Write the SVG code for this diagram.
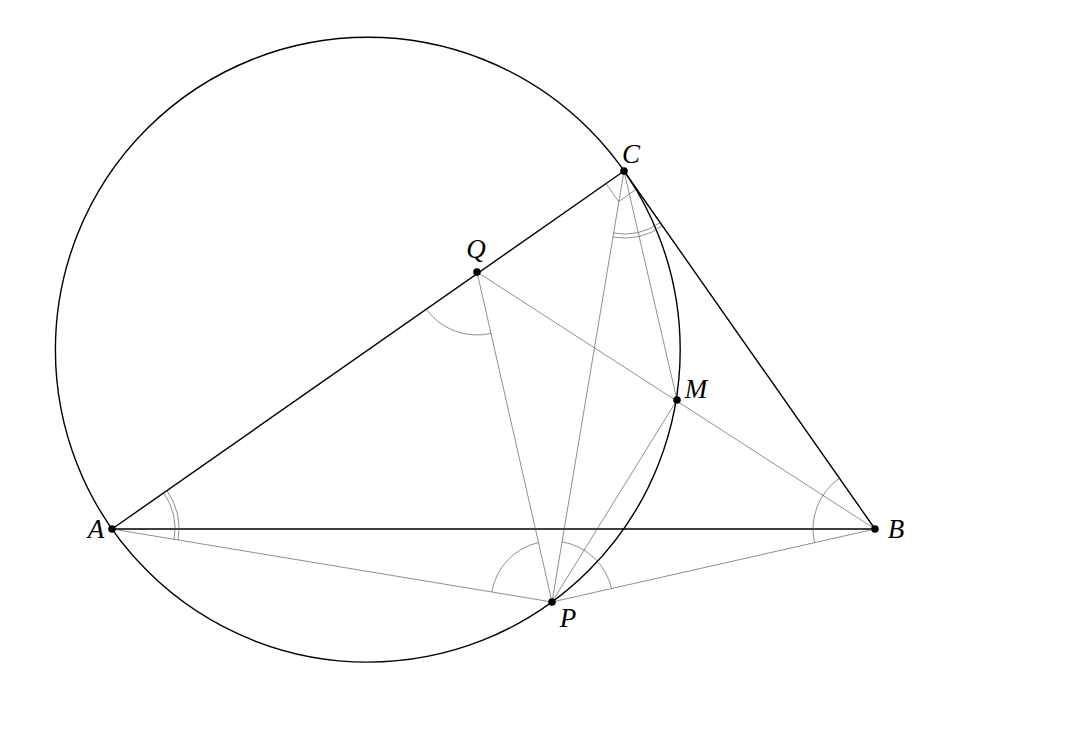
<svg xmlns="http://www.w3.org/2000/svg" width="1080" height="735" viewBox="0 0 1080 735">
<style>
.thick{stroke:#000;stroke-width:1.4;fill:none;stroke-linecap:round}
.thin{stroke:#444;stroke-width:0.6;fill:none}
.mark{stroke:#444;stroke-width:0.6;fill:none}
.lbl{font-family:"Liberation Serif","Times New Roman",serif;font-style:italic;font-size:27px;fill:#000}
.dot{fill:#000}
</style>
<rect width="1080" height="735" fill="#fff"/>
<g id="connectors">
<circle class="thick" cx="367.8" cy="349.7" r="312.4"/>
<line class="thick" x1="112" y1="529" x2="875" y2="529"/>
<line class="thick" x1="112" y1="529" x2="624" y2="171"/>
<line class="thick" x1="624" y1="171" x2="875" y2="529"/>
<line class="thin" x1="112" y1="529" x2="552" y2="602"/>
<line class="thin" x1="552" y1="602" x2="875" y2="529"/>
<line class="thin" x1="477" y1="272" x2="875" y2="529"/>
<line class="thin" x1="477" y1="272" x2="552" y2="602"/>
<line class="thin" x1="624" y1="171" x2="552" y2="602"/>
<line class="thin" x1="624" y1="171" x2="677" y2="400"/>
<line class="thin" x1="552" y1="602" x2="677" y2="400"/>
</g>
<g id="angle-marks">
<path class="mark" d="M163.63,492.90 A63,63 0 0 1 174.15,539.31"/>
<path class="mark" d="M166.91,490.60 A67,67 0 0 1 178.10,539.97"/>
<path class="mark" d="M613.62,233.14 A63,63 0 0 0 660.17,222.58"/>
<path class="mark" d="M612.96,237.08 A67,67 0 0 0 662.46,225.86"/>
<path class="mark" d="M425.49,308.27 A63,63 0 0 0 490.96,333.44"/>
<path class="mark" d="M839.41,478.23 A62,62 0 0 0 814.52,542.67"/>
<path class="mark" d="M491.82,592.01 A61,61 0 0 1 538.48,542.51"/>
<path class="mark" d="M562.05,541.84 A61,61 0 0 1 611.51,588.55"/>
<path class="mark" d="M606,183.6 L618.6,201.6 L636.6,189"/>
</g>
<g id="node-A"><circle class="dot" cx="112" cy="529" r="3.8"/><text class="lbl" x="96" y="538" text-anchor="middle">A</text></g>
<g id="node-B"><circle class="dot" cx="875" cy="529" r="3.8"/><text class="lbl" x="896" y="538" text-anchor="middle">B</text></g>
<g id="node-C"><circle class="dot" cx="624" cy="171" r="3.8"/><text class="lbl" x="631" y="163" text-anchor="middle">C</text></g>
<g id="node-Q"><circle class="dot" cx="477" cy="272" r="3.8"/><text class="lbl" x="476" y="258" text-anchor="middle">Q</text></g>
<g id="node-M"><circle class="dot" cx="677" cy="400" r="3.8"/><text class="lbl" x="696" y="398" text-anchor="middle">M</text></g>
<g id="node-P"><circle class="dot" cx="552" cy="602" r="3.8"/><text class="lbl" x="568" y="627" text-anchor="middle">P</text></g>
</svg>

..............................

**Exercise aim**
Without the pictures, retype the whole of the material above exactly.

**Completed exercise**
Write the SVG code for this diagram.
<svg xmlns="http://www.w3.org/2000/svg" width="1080" height="735" viewBox="0 0 1080 735">
<style>
.thick{stroke:#000;stroke-width:1.4;fill:none;stroke-linecap:round}
.thin{stroke:#444;stroke-width:0.6;fill:none}
.mark{stroke:#444;stroke-width:0.6;fill:none}
.lbl{font-family:"Liberation Serif","Times New Roman",serif;font-style:italic;font-size:27px;fill:#000}
.dot{fill:#000}
</style>
<rect width="1080" height="735" fill="#fff"/>
<g id="connectors">
<circle class="thick" cx="367.8" cy="349.7" r="312.4"/>
<line class="thick" x1="112" y1="529" x2="875" y2="529"/>
<line class="thick" x1="112" y1="529" x2="624" y2="171"/>
<line class="thick" x1="624" y1="171" x2="875" y2="529"/>
<line class="thin" x1="112" y1="529" x2="552" y2="602"/>
<line class="thin" x1="552" y1="602" x2="875" y2="529"/>
<line class="thin" x1="477" y1="272" x2="875" y2="529"/>
<line class="thin" x1="477" y1="272" x2="552" y2="602"/>
<line class="thin" x1="624" y1="171" x2="552" y2="602"/>
<line class="thin" x1="624" y1="171" x2="677" y2="400"/>
<line class="thin" x1="552" y1="602" x2="677" y2="400"/>
</g>
<g id="angle-marks">
<path class="mark" d="M163.63,492.90 A63,63 0 0 1 174.15,539.31"/>
<path class="mark" d="M166.91,490.60 A67,67 0 0 1 178.10,539.97"/>
<path class="mark" d="M613.62,233.14 A63,63 0 0 0 660.17,222.58"/>
<path class="mark" d="M612.96,237.08 A67,67 0 0 0 662.46,225.86"/>
<path class="mark" d="M425.49,308.27 A63,63 0 0 0 490.96,333.44"/>
<path class="mark" d="M839.41,478.23 A62,62 0 0 0 814.52,542.67"/>
<path class="mark" d="M491.82,592.01 A61,61 0 0 1 538.48,542.51"/>
<path class="mark" d="M562.05,541.84 A61,61 0 0 1 611.51,588.55"/>
<path class="mark" d="M606,183.6 L618.6,201.6 L636.6,189"/>
</g>
<g id="node-A"><circle class="dot" cx="112" cy="529" r="3.8"/><text class="lbl" x="96" y="538" text-anchor="middle">A</text></g>
<g id="node-B"><circle class="dot" cx="875" cy="529" r="3.8"/><text class="lbl" x="896" y="538" text-anchor="middle">B</text></g>
<g id="node-C"><circle class="dot" cx="624" cy="171" r="3.8"/><text class="lbl" x="631" y="163" text-anchor="middle">C</text></g>
<g id="node-Q"><circle class="dot" cx="477" cy="272" r="3.8"/><text class="lbl" x="476" y="258" text-anchor="middle">Q</text></g>
<g id="node-M"><circle class="dot" cx="677" cy="400" r="3.8"/><text class="lbl" x="696" y="398" text-anchor="middle">M</text></g>
<g id="node-P"><circle class="dot" cx="552" cy="602" r="3.8"/><text class="lbl" x="568" y="627" text-anchor="middle">P</text></g>
</svg>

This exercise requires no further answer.